Thursday, August 13, 2009

Another Ordinary Miracle

Last week my youngest daughter went to have a sleepover at her grandparents' house so that the rest of the family could go to a "big kid movie." They checked the schedule on their HBO OnDemand and asked her if she'd like to watch Babe, ("It's a movie about a pig," they'd said...), to which she replied, "Oh, yes, I love that movie!"

Interesting, since EL had never seen that movie.

She watched and watched, frequently indicating, "I don't remember this part. This isn't what I remember."

Apparently she had actually been anticipating the live-action Charlotte's Web. Understandable mistake if you're 8 and don't own either movie, I suppose, but it totally ruined for her the fun experience that Babe would have been had she not been expecting something else.

Although I can't go back and change her sullied opinion of the Babe movie, I was able to redeem the experience (and also the dreary, rainy day) by taking her to the free summer showing of Charlotte's Web at the local movie theater today.

Confession: the live-action Charlotte's Web movie makes me cry. The conversation went something like this:

"You're crying over a spider dying?"

"No, of course not. They don't play that story like real animals, honey. She is like a real person in relationship with a bunch of other real people. I cry because it is moving to watch Wilbur lose his dearest friend. She was the first person to befriend him when he was new in the barn, lonely and scared. He was the first person to befriend her and to recognize her as beautiful. She was portrayed as very neat (intelligent and deep and kind and pensive and thoughtful), and she was faithful and kept her promises and loved Wilbur selflessly. Their friendship was special. And so it is sad to me when she is dying, and Wilbur is having to say goodbye."

E. B. White was not quite so sappy, but I think the book has some profound ideas, expressed in some profound lines in the movie...

"I don't know, but it has happened... at a time when we really don't see many miraculous things. Well, maybe we do. Maybe they're all right there around us everyday, and we just don't know where to look..."
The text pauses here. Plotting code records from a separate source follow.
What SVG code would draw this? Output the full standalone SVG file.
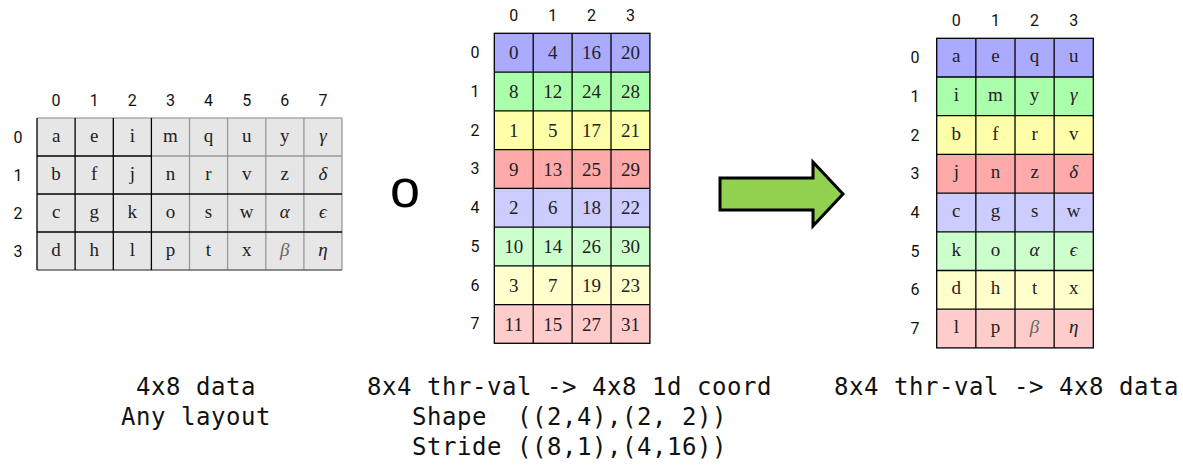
<svg xmlns="http://www.w3.org/2000/svg" width="1183" height="469" viewBox="0 0 1183 469">
<style>
.bg{fill:#ffffff}
.lab{font-family:Roboto,"DejaVu Sans",sans-serif;font-size:16px;fill:#111;text-anchor:middle}
.cell{font-family:"Liberation Serif","DejaVu Serif",serif;font-size:19px;fill:#222;text-anchor:middle}
.gk{font-style:italic}
.mono{font-family:"DejaVu Sans Mono","Liberation Mono",monospace;font-size:24px;letter-spacing:0.55px;fill:#111}
.ln{stroke:#000;stroke-width:1.3;fill:none}
.gl{stroke:#999;stroke-width:1.3;fill:none}
.b0{fill:#aaaaff}.g0{fill:#aaffaa}.y0{fill:#ffffaa}.r0{fill:#ffaaaa}
.b1{fill:#ccccff}.g1{fill:#ccffcc}.y1{fill:#ffffcc}.r1{fill:#ffcccc}
</style>
<rect class="bg" x="0" y="0" width="1183" height="469"/>

<!-- Left table: 4x8 data -->
<g id="data-4x8">
  <rect x="37" y="118" width="305" height="152" fill="#e6e6e6"/>
  <g class="gl">
    <line x1="37" y1="118" x2="342" y2="118" stroke="#aaa"/>
    <line x1="151.4" y1="156" x2="342" y2="156"/>
    <line x1="189.5" y1="118" x2="189.5" y2="270"/>
    <line x1="227.6" y1="118" x2="227.6" y2="270"/>
    <line x1="265.8" y1="118" x2="265.8" y2="270"/>
    <line x1="303.9" y1="118" x2="303.9" y2="270"/>
    <line x1="342" y1="118" x2="342" y2="270"/>
    <line x1="37" y1="270" x2="342" y2="270" stroke="#666"/>
  </g>
  <g class="ln">
    <line x1="37" y1="118" x2="37" y2="270"/>
    <line x1="75.1" y1="118" x2="75.1" y2="270"/>
    <line x1="113.3" y1="118" x2="113.3" y2="270"/>
    <line x1="151.4" y1="118" x2="151.4" y2="270"/>
    <line x1="37" y1="156" x2="151.4" y2="156"/>
    <line x1="37" y1="194" x2="342" y2="194"/>
    <line x1="37" y1="232" x2="342" y2="232"/>
  </g>
  <g class="lab">
    <text x="56.1" y="105.5">0</text><text x="94.2" y="105.5">1</text><text x="132.3" y="105.5">2</text><text x="170.4" y="105.5">3</text>
    <text x="208.5" y="105.5">4</text><text x="246.7" y="105.5">5</text><text x="284.8" y="105.5">6</text><text x="322.9" y="105.5">7</text>
    <text x="18" y="142.5">0</text><text x="18" y="180.5">1</text><text x="18" y="218.5">2</text><text x="18" y="256.5">3</text>
  </g>
  <g class="cell">
    <text x="56.1" y="141.5">a</text><text x="94.2" y="141.5">e</text><text x="132.3" y="141.5">i</text><text x="170.4" y="141.5">m</text>
    <text x="208.5" y="141.5">q</text><text x="246.7" y="141.5">u</text><text x="284.8" y="141.5">y</text><text class="gk" x="322.9" y="141.5">γ</text>
    <text x="56.1" y="179.5">b</text><text x="94.2" y="179.5">f</text><text x="132.3" y="179.5">j</text><text x="170.4" y="179.5">n</text>
    <text x="208.5" y="179.5">r</text><text x="246.7" y="179.5">v</text><text x="284.8" y="179.5">z</text><text class="gk" x="322.9" y="179.5">δ</text>
    <text x="56.1" y="217.5">c</text><text x="94.2" y="217.5">g</text><text x="132.3" y="217.5">k</text><text x="170.4" y="217.5">o</text>
    <text x="208.5" y="217.5">s</text><text x="246.7" y="217.5">w</text><text class="gk" x="284.8" y="217.5">α</text><text class="gk" x="322.9" y="217.5">ϵ</text>
    <text x="56.1" y="255.5">d</text><text x="94.2" y="255.5">h</text><text x="132.3" y="255.5">l</text><text x="170.4" y="255.5">p</text>
    <text x="208.5" y="255.5">t</text><text x="246.7" y="255.5">x</text><text class="gk" x="284.8" y="255.5" fill="#666">β</text><text class="gk" x="322.9" y="255.5">η</text>
  </g>
</g>

<!-- Composition operator -->
<g id="compose">
  <text x="405" y="207" font-family="'Liberation Sans','DejaVu Sans',sans-serif" font-size="54" text-anchor="middle" fill="#000">o</text>
</g>

<!-- Middle table: thr-val -> 1d coord -->
<g id="tv-coord">
  <g>
    <rect class="b0" x="494.3" y="33.3" width="155.6" height="38.75"/>
    <rect class="g0" x="494.3" y="72.05" width="155.6" height="38.75"/>
    <rect class="y0" x="494.3" y="110.8" width="155.6" height="38.75"/>
    <rect class="r0" x="494.3" y="149.55" width="155.6" height="38.75"/>
    <rect class="b1" x="494.3" y="188.3" width="155.6" height="38.75"/>
    <rect class="g1" x="494.3" y="227.05" width="155.6" height="38.75"/>
    <rect class="y1" x="494.3" y="265.8" width="155.6" height="38.75"/>
    <rect class="r1" x="494.3" y="304.55" width="155.6" height="38.75"/>
  </g>
  <g class="ln">
    <rect x="494.3" y="33.3" width="155.6" height="310"/>
    <line x1="533.2" y1="33.3" x2="533.2" y2="343.3"/>
    <line x1="572.1" y1="33.3" x2="572.1" y2="343.3"/>
    <line x1="611" y1="33.3" x2="611" y2="343.3"/>
    <line x1="494.3" y1="72.05" x2="649.9" y2="72.05"/>
    <line x1="494.3" y1="110.8" x2="649.9" y2="110.8"/>
    <line x1="494.3" y1="149.55" x2="649.9" y2="149.55"/>
    <line x1="494.3" y1="188.3" x2="649.9" y2="188.3"/>
    <line x1="494.3" y1="227.05" x2="649.9" y2="227.05"/>
    <line x1="494.3" y1="265.8" x2="649.9" y2="265.8"/>
    <line x1="494.3" y1="304.55" x2="649.9" y2="304.55"/>
  </g>
  <g class="lab">
    <text x="513.75" y="20.5">0</text><text x="552.65" y="20.5">1</text><text x="591.55" y="20.5">2</text><text x="630.45" y="20.5">3</text>
    <text x="475" y="58.2">0</text><text x="475" y="96.9">1</text><text x="475" y="135.7">2</text><text x="475" y="174.4">3</text>
    <text x="475" y="213.2">4</text><text x="475" y="251.9">5</text><text x="475" y="290.7">6</text><text x="475" y="329.4">7</text>
  </g>
  <g class="cell">
    <text x="513.75" y="59.3">0</text><text x="552.65" y="59.3">4</text><text x="591.55" y="59.3">16</text><text x="630.45" y="59.3">20</text>
    <text x="513.75" y="98">8</text><text x="552.65" y="98">12</text><text x="591.55" y="98">24</text><text x="630.45" y="98">28</text>
    <text x="513.75" y="136.8">1</text><text x="552.65" y="136.8">5</text><text x="591.55" y="136.8">17</text><text x="630.45" y="136.8">21</text>
    <text x="513.75" y="175.5">9</text><text x="552.65" y="175.5">13</text><text x="591.55" y="175.5">25</text><text x="630.45" y="175.5">29</text>
    <text x="513.75" y="214.3">2</text><text x="552.65" y="214.3">6</text><text x="591.55" y="214.3">18</text><text x="630.45" y="214.3">22</text>
    <text x="513.75" y="253">10</text><text x="552.65" y="253">14</text><text x="591.55" y="253">26</text><text x="630.45" y="253">30</text>
    <text x="513.75" y="291.8">3</text><text x="552.65" y="291.8">7</text><text x="591.55" y="291.8">19</text><text x="630.45" y="291.8">23</text>
    <text x="513.75" y="330.5">11</text><text x="552.65" y="330.5">15</text><text x="591.55" y="330.5">27</text><text x="630.45" y="330.5">31</text>
  </g>
</g>

<!-- Connector: big arrow -->
<g id="connectors">
  <polygon points="720,178 813,178 813,162 843,194 813,226 813,210 720,210" fill="#92d050" stroke="#000" stroke-width="3" stroke-linejoin="miter"/>
</g>

<!-- Right table: thr-val -> data -->
<g id="tv-data">
  <g>
    <rect class="b0" x="936.7" y="38.3" width="156.6" height="38.7"/>
    <rect class="g0" x="936.7" y="77" width="156.6" height="38.7"/>
    <rect class="y0" x="936.7" y="115.7" width="156.6" height="38.7"/>
    <rect class="r0" x="936.7" y="154.4" width="156.6" height="38.7"/>
    <rect class="b1" x="936.7" y="193.1" width="156.6" height="38.7"/>
    <rect class="g1" x="936.7" y="231.8" width="156.6" height="38.7"/>
    <rect class="y1" x="936.7" y="270.5" width="156.6" height="38.7"/>
    <rect class="r1" x="936.7" y="309.2" width="156.6" height="38.7"/>
  </g>
  <g class="ln">
    <rect x="936.7" y="38.3" width="156.6" height="309.6"/>
    <line x1="975.85" y1="38.3" x2="975.85" y2="347.9"/>
    <line x1="1015" y1="38.3" x2="1015" y2="347.9"/>
    <line x1="1054.15" y1="38.3" x2="1054.15" y2="347.9"/>
    <line x1="936.7" y1="77" x2="1093.3" y2="77"/>
    <line x1="936.7" y1="115.7" x2="1093.3" y2="115.7"/>
    <line x1="936.7" y1="154.4" x2="1093.3" y2="154.4"/>
    <line x1="936.7" y1="193.1" x2="1093.3" y2="193.1"/>
    <line x1="936.7" y1="231.8" x2="1093.3" y2="231.8"/>
    <line x1="936.7" y1="270.5" x2="1093.3" y2="270.5"/>
    <line x1="936.7" y1="309.2" x2="1093.3" y2="309.2"/>
  </g>
  <g class="lab">
    <text x="956.3" y="25.5">0</text><text x="995.4" y="25.5">1</text><text x="1034.6" y="25.5">2</text><text x="1073.7" y="25.5">3</text>
    <text x="915" y="63.1">0</text><text x="915" y="101.8">1</text><text x="915" y="140.5">2</text><text x="915" y="179.2">3</text>
    <text x="915" y="217.9">4</text><text x="915" y="256.6">5</text><text x="915" y="295.3">6</text><text x="915" y="334">7</text>
  </g>
  <g class="cell">
    <text x="956.3" y="62.2">a</text><text x="995.4" y="62.2">e</text><text x="1034.6" y="62.2">q</text><text x="1073.7" y="62.2">u</text>
    <text x="956.3" y="100.9">i</text><text x="995.4" y="100.9">m</text><text x="1034.6" y="100.9">y</text><text class="gk" x="1073.7" y="100.9">γ</text>
    <text x="956.3" y="139.6">b</text><text x="995.4" y="139.6">f</text><text x="1034.6" y="139.6">r</text><text x="1073.7" y="139.6">v</text>
    <text x="956.3" y="178.3">j</text><text x="995.4" y="178.3">n</text><text x="1034.6" y="178.3">z</text><text class="gk" x="1073.7" y="178.3">δ</text>
    <text x="956.3" y="217">c</text><text x="995.4" y="217">g</text><text x="1034.6" y="217">s</text><text x="1073.7" y="217">w</text>
    <text x="956.3" y="255.7">k</text><text x="995.4" y="255.7">o</text><text class="gk" x="1034.6" y="255.7">α</text><text class="gk" x="1073.7" y="255.7">ϵ</text>
    <text x="956.3" y="294.4">d</text><text x="995.4" y="294.4">h</text><text x="1034.6" y="294.4">t</text><text x="1073.7" y="294.4">x</text>
    <text x="956.3" y="333.1">l</text><text x="995.4" y="333.1">p</text><text class="gk" x="1034.6" y="333.1" fill="#666">β</text><text class="gk" x="1073.7" y="333.1">η</text>
  </g>
</g>

<!-- Captions -->
<g id="captions" class="mono">
  <text x="136" y="395">4x8 data</text>
  <text x="121" y="425">Any layout</text>
  <text x="367" y="395">8x4 thr-val -&gt; 4x8 1d coord</text>
  <text x="412" y="425" xml:space="preserve">Shape&#160; ((2,4),(2, 2))</text>
  <text x="412" y="455">Stride ((8,1),(4,16))</text>
  <text x="834" y="395">8x4 thr-val -&gt; 4x8 data</text>
</g>
</svg>
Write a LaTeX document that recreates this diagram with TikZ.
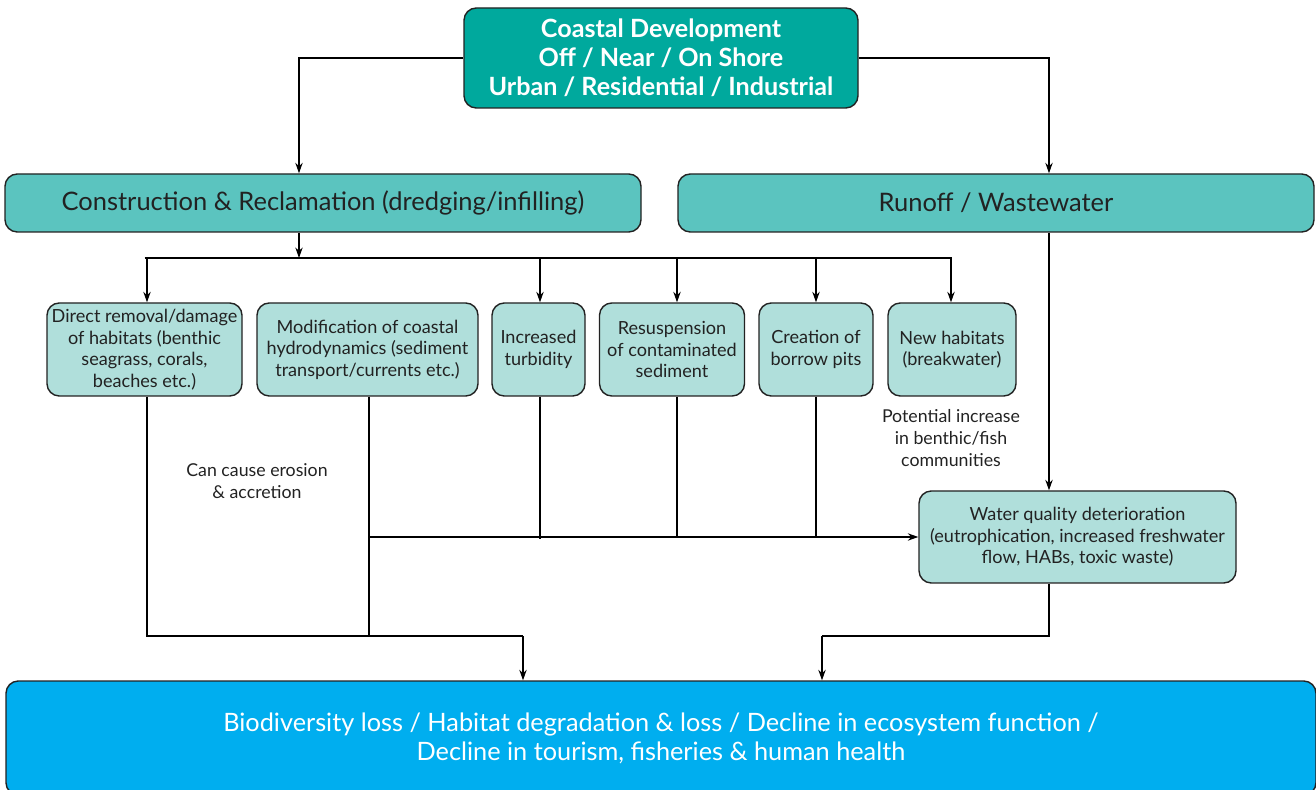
\documentclass[tikz,border=0pt]{standalone}
\usepackage{fontspec}
\setmainfont{Lato}
\usetikzlibrary{arrows.meta}
\definecolor{topteal}{HTML}{00A99D}
\definecolor{midteal}{HTML}{5BC4BF}
\definecolor{lightteal}{HTML}{B0DFDB}
\definecolor{seablue}{HTML}{00AEEF}
\definecolor{boxline}{HTML}{222222}
\begin{document}
\begin{tikzpicture}[x=0.02cm,y=-0.02cm,
    every node/.style={inner sep=0pt,align=center},
    topbox/.style={draw=boxline,line width=0.8pt,rounded corners=7pt,fill=topteal,
      text=white,font=\fontsize{14.3}{16.5}\selectfont\bfseries,minimum height=100*0.02cm},
    midbox/.style={draw=boxline,line width=0.8pt,rounded corners=7pt,fill=midteal,
      text=boxline,font=\fontsize{14.5}{16}\selectfont,minimum height=58*0.02cm,minimum width=636*0.02cm},
    smallbox/.style={draw=boxline,line width=0.8pt,rounded corners=7pt,fill=lightteal,
      text=boxline,font=\fontsize{10.3}{12.3}\selectfont,minimum height=93*0.02cm},
    note/.style={text=boxline,font=\fontsize{10.1}{12.3}\selectfont},
    link/.style={line width=0.65pt,draw=black},
    tip/.style={link,-{Stealth[length=6pt,width=4.2pt]}}]
  \useasboundingbox (0,0) rectangle (1316,790);
  % boxes
  \node[topbox,minimum width=394*0.02cm] (dev) at (661,58)
    {Coastal Development\\Off / Near / On Shore\\Urban / Residential / Industrial};
  \node[midbox] (constr) at (323,203) {Construction \& Reclamation (dredging/infilling)};
  \node[midbox] (runoff) at (996,203) {Runoff / Wastewater};
  \node[smallbox,minimum width=195*0.02cm] (direct) at (144.5,349.5)
    {Direct removal/damage\\of habitats (benthic\\seagrass, corals,\\beaches etc.)};
  \node[smallbox,minimum width=221*0.02cm] (modif) at (367.5,349.5)
    {Modification of coastal\\hydrodynamics (sediment\\transport/currents etc.)};
  \node[smallbox,minimum width=93*0.02cm] (turb) at (538.5,349.5) {Increased\\turbidity};
  \node[smallbox,minimum width=145*0.02cm] (resusp) at (672,349.5)
    {Resuspension\\of contaminated\\sediment};
  \node[smallbox,minimum width=114*0.02cm] (pits) at (816,349.5) {Creation of\\borrow pits};
  \node[smallbox,minimum width=128*0.02cm] (newhab) at (952,349.5) {New habitats\\(breakwater)};
  \node[smallbox,minimum width=317*0.02cm,minimum height=92*0.02cm] (water) at (1077.5,537)
    {Water quality deterioration\\(eutrophication, increased freshwater\\flow, HABs, toxic waste)};
  \node[draw=boxline,line width=0.8pt,rounded corners=7pt,fill=seablue,text=white,
    font=\fontsize{14.4}{16.5}\selectfont,minimum width=1310*0.02cm,minimum height=114*0.02cm]
    (loss) at (661,738)
    {Biodiversity loss / Habitat degradation \& loss / Decline in ecosystem function /\\
     Decline in tourism, fisheries \& human health};
  % notes
  \node[note] (erosion) at (257,481) {Can cause erosion\\\& accretion};
  \node[note] (gain) at (951,438) {Potential increase\\in benthic/fish\\communities};
  % junctions
  \coordinate (split) at (299,258);
  \coordinate (wq) at (1049,0);
  \coordinate (joinl) at (523,636);
  \coordinate (joinr) at (822,636);
  % connectors
  \draw[tip] (dev.west) -| (constr.north -| split);
  \draw[tip] (dev.east) -| (runoff.north -| wq);
  \draw[tip] (constr.south -| split) -- (split);
  \draw[link] (147,258 -| direct.north) -- (newhab.north |- split);
  \draw[tip] (147,258) -- (147,0 |- direct.north);
  \draw[tip] (540,258) -- (540,0 |- turb.north);
  \draw[tip] (677,258) -- (677,0 |- resusp.north);
  \draw[tip] (pits.north |- split) -- (pits.north);
  \draw[tip] (951,258) -- (951,0 |- newhab.north);
  \draw[link] (147,0 |- direct.south) -- (147,0 |- joinl) -- (joinl);
  \draw[link] (369,0 |- modif.south) -- (369,0 |- joinl);
  \draw[tip] (joinl) -- (joinl |- loss.north);
  \draw[tip] (369,0 |- water.west) -- (water.west);
  \draw[link] (540,0 |- turb.south) -- ([yshift=-1pt]540,0 |- water.west);
  \draw[link] (677,0 |- resusp.south) -- (677,0 |- water.west);
  \draw[link] (pits.south) -- (pits.south |- water.west);
  \draw[tip] (runoff.south -| wq) -- (water.north -| wq);
  \draw[link] (water.south -| wq) |- (joinr);
  \draw[tip] (joinr) -- (joinr |- loss.north);
\end{tikzpicture}
\end{document}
"...the web itself is a miracle... no one taught the spider how to make a web. He just knows. Don't you think that is a miracle?"

"...it is called a childhood phase... and, sadly, she will outgrow it..."

And perhaps the most poignant of all, as we approach the end of August: "Over and gone. Over and gone. Summer is dying, dying..."

And so we move, far too quickly, into the next fleeting season of the next fleeting year in this ordinary, miraculous life. I am once again reminded how important it is to make every day count.

1 comment:

mamasonstage said...

oh, laurie, i cried like a baby when we saw Charlotte's Web in the theater. my first-born kept checking up on me saying, "mommy, are you okay?" and "mommy, you know this isn't real." :) also, i was driving with a friend the other day, and a spider had spun a web on her side mirror. even at speeds of 50 mph, that web would not break, and the spider remained on it. i absolutely thought it was miraculous! totally amazing! we worship a fabulously miraculous Creator! thanks for sharing the story.